↓

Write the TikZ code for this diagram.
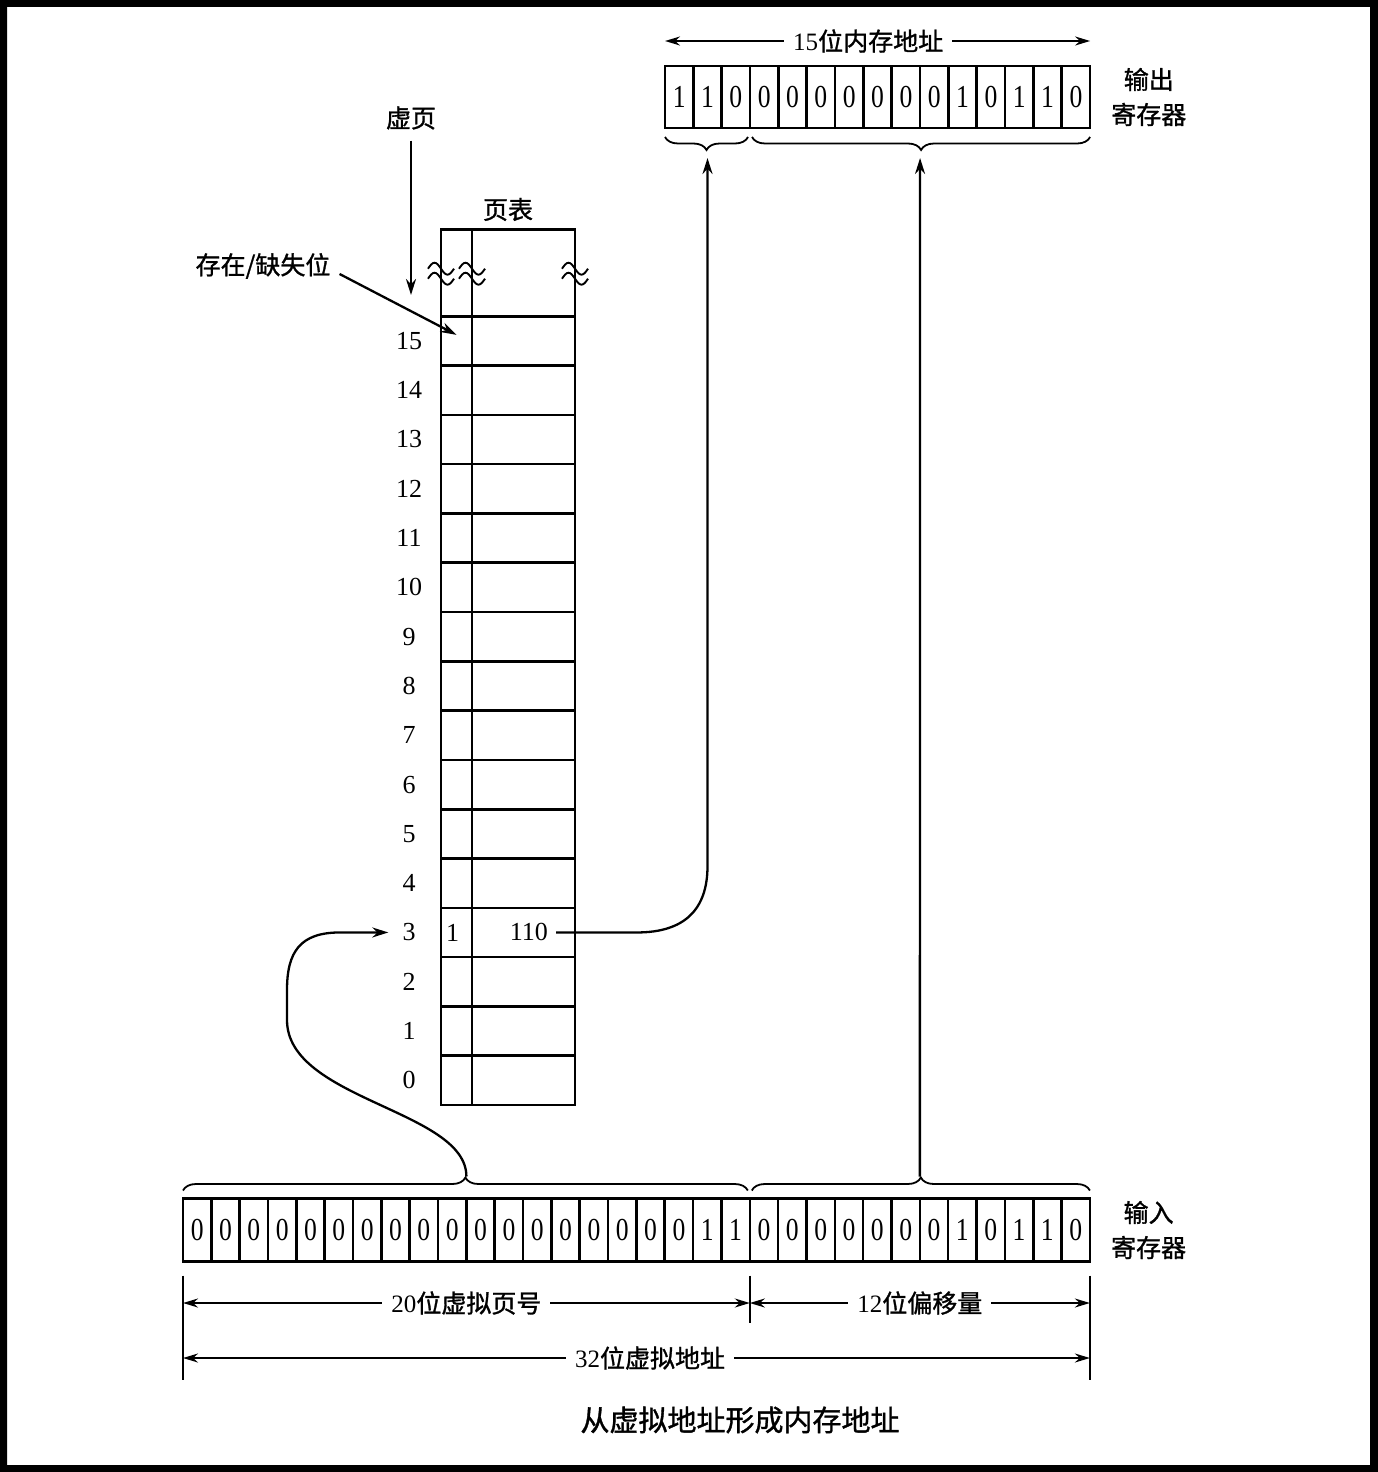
\documentclass[tikz,border=0pt]{standalone}
\usepackage{fontspec}
\setmainfont{Liberation Serif}
\newfontfamily\cjk{Noto Sans CJK SC}[FakeBold=1.2]
\newfontfamily\bitfont{Liberation Serif}[FakeStretch=0.8]
\usetikzlibrary{arrows.meta, positioning, calc, decorations.pathreplacing}

\begin{document}
\begin{tikzpicture}[
  x=1pt, y=-1pt,
  bitCell/.style={
    draw, line width=2.6pt, minimum width=28.34pt, minimum height=63pt,
    inner sep=0pt, outer sep=0pt, font=\bitfont\fontsize{32}{32}\selectfont
  },
  ptCell/.style={draw, line width=2.6pt, minimum height=49.3pt, inner sep=0pt, outer sep=0pt},
  rowNum/.style={font=\fontsize{26}{26}\selectfont, inner sep=2pt},
  lbl/.style={font=\cjk\fontsize{25}{35}\selectfont, inner sep=1pt, align=center},
  dimLbl/.style={lbl, fill=white, inner xsep=9pt, inner ysep=2pt},
  arr/.style={-{Stealth[length=16pt, width=10pt]}, line width=2.3pt},
  dimArr/.style={{Stealth[length=15pt, width=9pt]}-{Stealth[length=15pt, width=9pt]}, line width=2pt},
  tick/.style={line width=1.5pt},
  regBrace/.style={decorate, decoration={brace, amplitude=13pt}, line width=1.8pt},
  brkMark/.pic={
    \draw[line width=1.9pt] (-13,-4) sin (-6.5,-10) cos (0,-4) sin (6.5,2) cos (13,-4);
    \draw[line width=1.9pt] (-13,6) sin (-6.5,0) cos (0,6) sin (6.5,12) cos (13,6);
  }
]
\useasboundingbox (0,0) rectangle (1378,1472);
\fill[even odd rule] (0,0) rectangle (1378,1472) (7,7) rectangle (1370,1465);

\foreach \b [count=\i] in {0,0,0,0,0,0,0,0,0,0,0,0,0,0,0,0,0,0,1,1,0,0,0,0,0,0,0,1,0,1,1,0}
  \node[bitCell] (in\i) at ({183+28.34*(\i-0.5)}, 1230) {\b};

\foreach \b [count=\i] in {1,1,0,0,0,0,0,0,0,0,1,0,1,1,0}
  \node[bitCell, minimum height=62pt] (out\i) at ({665+28.34*(\i-0.5)}, 97) {\b};

\foreach \r in {0,...,15} {
  \node[ptCell, minimum width=31pt] (pb\r) at (456.5, {1105-49.3*(\r+0.5)}) {};
  \node[ptCell, minimum width=103pt, right=0pt of pb\r] (pf\r) {};
  \node[rowNum] (rn\r) at (409, {1105-49.3*(\r+0.5)}) {\r};
}

\node[draw, line width=2.6pt, minimum width=134pt, minimum height=87pt,
  inner sep=0pt, outer sep=0pt, anchor=south west] (ptTop) at (pb15.north west) {};
\draw[line width=2.6pt] (pb15.north east) -- (pb15.north east |- ptTop.north);
\pic at (ptTop.west) {brkMark};
\pic at (pb15.east |- ptTop.west) {brkMark};
\pic at (ptTop.east) {brkMark};

\node[rowNum, anchor=west] (pbVal) at ([xshift=3pt]pb3.west) {1};
\node[rowNum, anchor=east] (pfVal) at ([xshift=-25pt]pf3.east) {110};

\node[lbl, above=7pt of ptTop] (ptName) {页表};
\node[lbl] (vpName) at (411,118) {虚页};
\coordinate (vpEnd) at (411,295);
\draw[arr, shorten <=10pt] (vpName) -- (vpEnd);
\node[lbl] (presName) at (263,266) {存在/缺失位};
\draw[arr] ([xshift=8pt, yshift=-8pt]presName.east) -- ([yshift=6pt]pb15.center);

\draw[regBrace] ([yshift=8pt]in1.north west) -- ([xshift=-2pt, yshift=8pt]in20.north east);
\draw[regBrace] ([xshift=2pt, yshift=8pt]in21.north west) -- ([yshift=8pt]in32.north east);
\draw[regBrace] ([yshift=-9pt]out15.south east) -- ([xshift=2pt, yshift=-9pt]out4.south west);
\draw[regBrace] ([xshift=-2pt, yshift=-9pt]out3.south east) -- ([yshift=-9pt]out1.south west);

\path ($(in1.north west)!0.5!(in20.north east)$) ++(0,-22) coordinate (pageTip);
\path ($(in21.north west)!0.5!(in32.north east)$) ++(0,-22) coordinate (offTip);
\path ($(out1.south west)!0.5!(out3.south east)$) ++(0,30) coordinate (frameTip);
\path ($(out4.south west)!0.5!(out15.south east)$) ++(0,30) coordinate (outOffTip);

\draw[arr] (pageTip) .. controls (466.4,1110) and (287,1100) .. (287,1020)
  -- (287,990) .. controls (287,952) and (300,932.45) .. (340,932.45)
  -- ([xshift=-12pt]rn3.west);
\draw[arr] ([xshift=6pt]pfVal.east) -- (637,932.45)
  .. controls (684,932.45) and (707.5,910) .. (707.5,866) -- (frameTip);
\draw[arr] (offTip) -- (outOffTip);

\draw[tick] ([yshift=-14pt]in1.south west) coordinate (tickL) -- ++(0,104);
\draw[tick] ([yshift=-14pt]in20.south east) coordinate (tickM) -- ++(0,47);
\draw[tick] ([yshift=-14pt]in32.south east) coordinate (tickR) -- ++(0,104);
\draw[dimArr] (tickL |- 0,1303) -- (tickM |- 0,1303)
  node[dimLbl, midway] (pageLen) {{\rmfamily 20}位虚拟页号};
\draw[dimArr] (tickM |- 0,1303) -- (tickR |- 0,1303)
  node[dimLbl, midway] (offLen) {{\rmfamily 12}位偏移量};
\draw[dimArr] (tickL |- 0,1358) -- (tickR |- 0,1358)
  node[dimLbl, pos=0.515] (addrLen) {{\rmfamily 32}位虚拟地址};
\draw[dimArr] (out1.north west |- 0,41) -- (out15.north east |- 0,41)
  node[dimLbl, pos=0.478] (memLen) {{\rmfamily 15}位内存地址};

\node[lbl, right=20pt of out15] (outName) {输出\\寄存器};
\node[lbl, right=20pt of in32] (inName) {输入\\寄存器};
\node[lbl, font=\cjk\fontsize{29}{29}\selectfont] (caption) at (740,1420) {从虚拟地址形成内存地址};
\end{tikzpicture}
\end{document}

↑

**Written request**
Make an exact copy of the data above, pictures excluded.

**Completed task**
Write the TikZ code for this diagram.
\documentclass[tikz,border=0pt]{standalone}
\usepackage{fontspec}
\setmainfont{Liberation Serif}
\newfontfamily\cjk{Noto Sans CJK SC}[FakeBold=1.2]
\newfontfamily\bitfont{Liberation Serif}[FakeStretch=0.8]
\usetikzlibrary{arrows.meta, positioning, calc, decorations.pathreplacing}

\begin{document}
\begin{tikzpicture}[
  x=1pt, y=-1pt,
  bitCell/.style={
    draw, line width=2.6pt, minimum width=28.34pt, minimum height=63pt,
    inner sep=0pt, outer sep=0pt, font=\bitfont\fontsize{32}{32}\selectfont
  },
  ptCell/.style={draw, line width=2.6pt, minimum height=49.3pt, inner sep=0pt, outer sep=0pt},
  rowNum/.style={font=\fontsize{26}{26}\selectfont, inner sep=2pt},
  lbl/.style={font=\cjk\fontsize{25}{35}\selectfont, inner sep=1pt, align=center},
  dimLbl/.style={lbl, fill=white, inner xsep=9pt, inner ysep=2pt},
  arr/.style={-{Stealth[length=16pt, width=10pt]}, line width=2.3pt},
  dimArr/.style={{Stealth[length=15pt, width=9pt]}-{Stealth[length=15pt, width=9pt]}, line width=2pt},
  tick/.style={line width=1.5pt},
  regBrace/.style={decorate, decoration={brace, amplitude=13pt}, line width=1.8pt},
  brkMark/.pic={
    \draw[line width=1.9pt] (-13,-4) sin (-6.5,-10) cos (0,-4) sin (6.5,2) cos (13,-4);
    \draw[line width=1.9pt] (-13,6) sin (-6.5,0) cos (0,6) sin (6.5,12) cos (13,6);
  }
]
\useasboundingbox (0,0) rectangle (1378,1472);
\fill[even odd rule] (0,0) rectangle (1378,1472) (7,7) rectangle (1370,1465);

\foreach \b [count=\i] in {0,0,0,0,0,0,0,0,0,0,0,0,0,0,0,0,0,0,1,1,0,0,0,0,0,0,0,1,0,1,1,0}
  \node[bitCell] (in\i) at ({183+28.34*(\i-0.5)}, 1230) {\b};

\foreach \b [count=\i] in {1,1,0,0,0,0,0,0,0,0,1,0,1,1,0}
  \node[bitCell, minimum height=62pt] (out\i) at ({665+28.34*(\i-0.5)}, 97) {\b};

\foreach \r in {0,...,15} {
  \node[ptCell, minimum width=31pt] (pb\r) at (456.5, {1105-49.3*(\r+0.5)}) {};
  \node[ptCell, minimum width=103pt, right=0pt of pb\r] (pf\r) {};
  \node[rowNum] (rn\r) at (409, {1105-49.3*(\r+0.5)}) {\r};
}

\node[draw, line width=2.6pt, minimum width=134pt, minimum height=87pt,
  inner sep=0pt, outer sep=0pt, anchor=south west] (ptTop) at (pb15.north west) {};
\draw[line width=2.6pt] (pb15.north east) -- (pb15.north east |- ptTop.north);
\pic at (ptTop.west) {brkMark};
\pic at (pb15.east |- ptTop.west) {brkMark};
\pic at (ptTop.east) {brkMark};

\node[rowNum, anchor=west] (pbVal) at ([xshift=3pt]pb3.west) {1};
\node[rowNum, anchor=east] (pfVal) at ([xshift=-25pt]pf3.east) {110};

\node[lbl, above=7pt of ptTop] (ptName) {页表};
\node[lbl] (vpName) at (411,118) {虚页};
\coordinate (vpEnd) at (411,295);
\draw[arr, shorten <=10pt] (vpName) -- (vpEnd);
\node[lbl] (presName) at (263,266) {存在/缺失位};
\draw[arr] ([xshift=8pt, yshift=-8pt]presName.east) -- ([yshift=6pt]pb15.center);

\draw[regBrace] ([yshift=8pt]in1.north west) -- ([xshift=-2pt, yshift=8pt]in20.north east);
\draw[regBrace] ([xshift=2pt, yshift=8pt]in21.north west) -- ([yshift=8pt]in32.north east);
\draw[regBrace] ([yshift=-9pt]out15.south east) -- ([xshift=2pt, yshift=-9pt]out4.south west);
\draw[regBrace] ([xshift=-2pt, yshift=-9pt]out3.south east) -- ([yshift=-9pt]out1.south west);

\path ($(in1.north west)!0.5!(in20.north east)$) ++(0,-22) coordinate (pageTip);
\path ($(in21.north west)!0.5!(in32.north east)$) ++(0,-22) coordinate (offTip);
\path ($(out1.south west)!0.5!(out3.south east)$) ++(0,30) coordinate (frameTip);
\path ($(out4.south west)!0.5!(out15.south east)$) ++(0,30) coordinate (outOffTip);

\draw[arr] (pageTip) .. controls (466.4,1110) and (287,1100) .. (287,1020)
  -- (287,990) .. controls (287,952) and (300,932.45) .. (340,932.45)
  -- ([xshift=-12pt]rn3.west);
\draw[arr] ([xshift=6pt]pfVal.east) -- (637,932.45)
  .. controls (684,932.45) and (707.5,910) .. (707.5,866) -- (frameTip);
\draw[arr] (offTip) -- (outOffTip);

\draw[tick] ([yshift=-14pt]in1.south west) coordinate (tickL) -- ++(0,104);
\draw[tick] ([yshift=-14pt]in20.south east) coordinate (tickM) -- ++(0,47);
\draw[tick] ([yshift=-14pt]in32.south east) coordinate (tickR) -- ++(0,104);
\draw[dimArr] (tickL |- 0,1303) -- (tickM |- 0,1303)
  node[dimLbl, midway] (pageLen) {{\rmfamily 20}位虚拟页号};
\draw[dimArr] (tickM |- 0,1303) -- (tickR |- 0,1303)
  node[dimLbl, midway] (offLen) {{\rmfamily 12}位偏移量};
\draw[dimArr] (tickL |- 0,1358) -- (tickR |- 0,1358)
  node[dimLbl, pos=0.515] (addrLen) {{\rmfamily 32}位虚拟地址};
\draw[dimArr] (out1.north west |- 0,41) -- (out15.north east |- 0,41)
  node[dimLbl, pos=0.478] (memLen) {{\rmfamily 15}位内存地址};

\node[lbl, right=20pt of out15] (outName) {输出\\寄存器};
\node[lbl, right=20pt of in32] (inName) {输入\\寄存器};
\node[lbl, font=\cjk\fontsize{29}{29}\selectfont] (caption) at (740,1420) {从虚拟地址形成内存地址};
\end{tikzpicture}
\end{document}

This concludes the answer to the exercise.